[Start]

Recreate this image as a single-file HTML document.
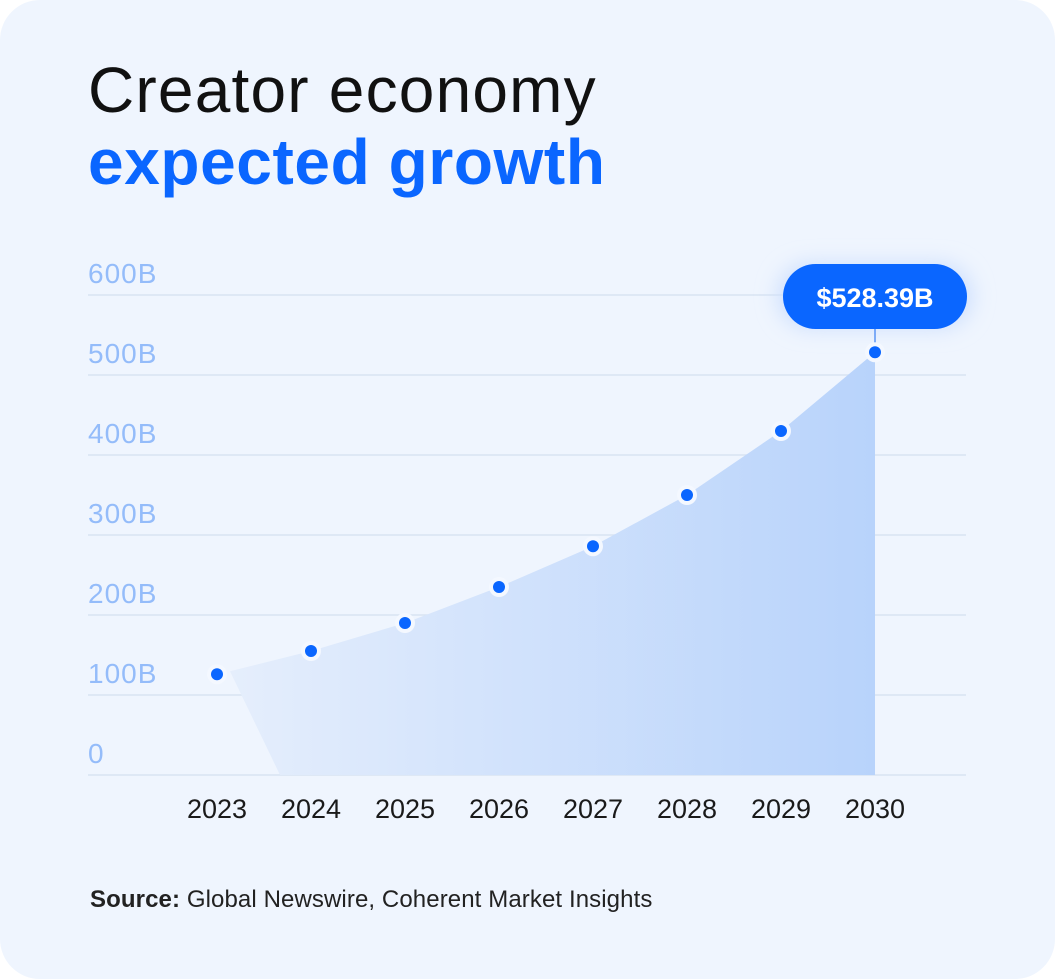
<!DOCTYPE html>
<html><head><meta charset="utf-8"><style>
html,body{margin:0;padding:0;background:#fff;width:1055px;height:979px;overflow:hidden}
.card{position:absolute;left:0;top:0;width:1055px;height:979px;background:#EFF5FE;border-radius:40px}
.t{position:absolute;left:88px;font-family:"Liberation Sans",sans-serif;font-size:64px;line-height:1}
svg{position:absolute;left:0;top:0}
</style></head><body>
<div class="card"></div>
<div class="t" style="top:58px;color:#111;letter-spacing:1.2px">Creator economy</div>
<div class="t" style="top:130px;color:#0A66FF;font-weight:bold;letter-spacing:0.6px">expected growth</div>
<svg id="c" width="1055" height="979">
<defs>
<linearGradient id="g" x1="0" y1="0" x2="1" y2="0">
<stop offset="0" stop-color="#E5EEFC"/><stop offset="1" stop-color="#B8D3FB"/>
</linearGradient>
<filter id="glow" x="-30%" y="-60%" width="160%" height="220%"><feGaussianBlur stdDeviation="10"/></filter>
</defs>
</svg>
<div style="position:absolute;left:90px;top:886px;font-family:'Liberation Sans',sans-serif;font-size:24px;color:#222;letter-spacing:0.1px"><b>Source:</b> Global Newswire, Coherent Market Insights</div>
<script>
const years=["2023","2024","2025","2026","2027","2028","2029","2030"];
const values=[126,155,190,235,286,350,430,528.39];
const yTicks=[0,100,200,300,400,500,600];
const yTickLabels=["0","100B","200B","300B","400B","500B","600B"];
const calloutLabel="$528.39B";
const NS="http://www.w3.org/2000/svg";
const svg=document.getElementById('c');
const x0=217,dx=94,yBase=775,pxPer=0.8;
const X=i=>x0+i*dx, Y=v=>yBase-v*pxPer;
function mk(t,a){const e=document.createElementNS(NS,t);for(const k in a)e.setAttribute(k,a[k]);svg.appendChild(e);return e;}
yTicks.forEach((v,i)=>{
 const l=mk('line',{x1:88,x2:966,y1:Y(v),y2:Y(v),stroke:'#D8E3F2','stroke-width':1.5});
 
 
 const t=mk('text',{x:88,y:Y(v)-12,fill:'#94BCFA','font-size':28,'letter-spacing':1,'font-family':'Liberation Sans, sans-serif'});
 t.textContent=yTickLabels[i];
 
 
});
let pts=values.map((v,i)=>[X(i)+(i==0?13:0),Y(v)+(i==0?-3:0)]);
const n=values.length-1;
let d='M'+pts.map(p=>p.join(',')).join(' L')+' L'+X(n)+','+yBase+' L'+(X(0)+63)+','+yBase+' Z';
const area=mk('path',{d:d,fill:'url(#g)'});


years.forEach((y,i)=>{
 const t=mk('text',{x:X(i),y:818,fill:'#1a1a1a','font-size':27,'text-anchor':'middle','font-family':'Liberation Sans, sans-serif'});
 t.textContent=y;
 
 
});
const cx=X(n), cy=Y(values[n]);
const glow=mk('rect',{x:cx-98,y:263,width:196,height:66,rx:33,fill:'#CFE0FD',filter:'url(#glow)'});


const st=mk('line',{x1:cx,x2:cx,y1:328,y2:cy,stroke:'#5B95F5','stroke-width':1.5});


const pill=mk('rect',{x:cx-92,y:264,width:184,height:65,rx:32.5,fill:'#0A66FF'});


const ct=mk('text',{x:cx,y:307,fill:'#fff','font-size':27,'font-weight':'bold','text-anchor':'middle','font-family':'Liberation Sans, sans-serif'});
ct.textContent=calloutLabel;


values.forEach((v,i)=>{
 const h=mk('circle',{cx:X(i),cy:Y(v),r:10,fill:'#F4F8FF'});
 
 
 const c=mk('circle',{cx:X(i),cy:Y(v),r:6,fill:'#0A66FF'});
 
 
});
</script>
</body></html>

[End]

> **Your task**: Return all lines containing "document".

> **Solved exercise**:
Recreate this image as a single-file HTML document.
const svg=document.getElementById('c');
function mk(t,a){const e=document.createElementNS(NS,t);for(const k in a)e.setAttribute(k,a[k]);svg.appendChild(e);return e;}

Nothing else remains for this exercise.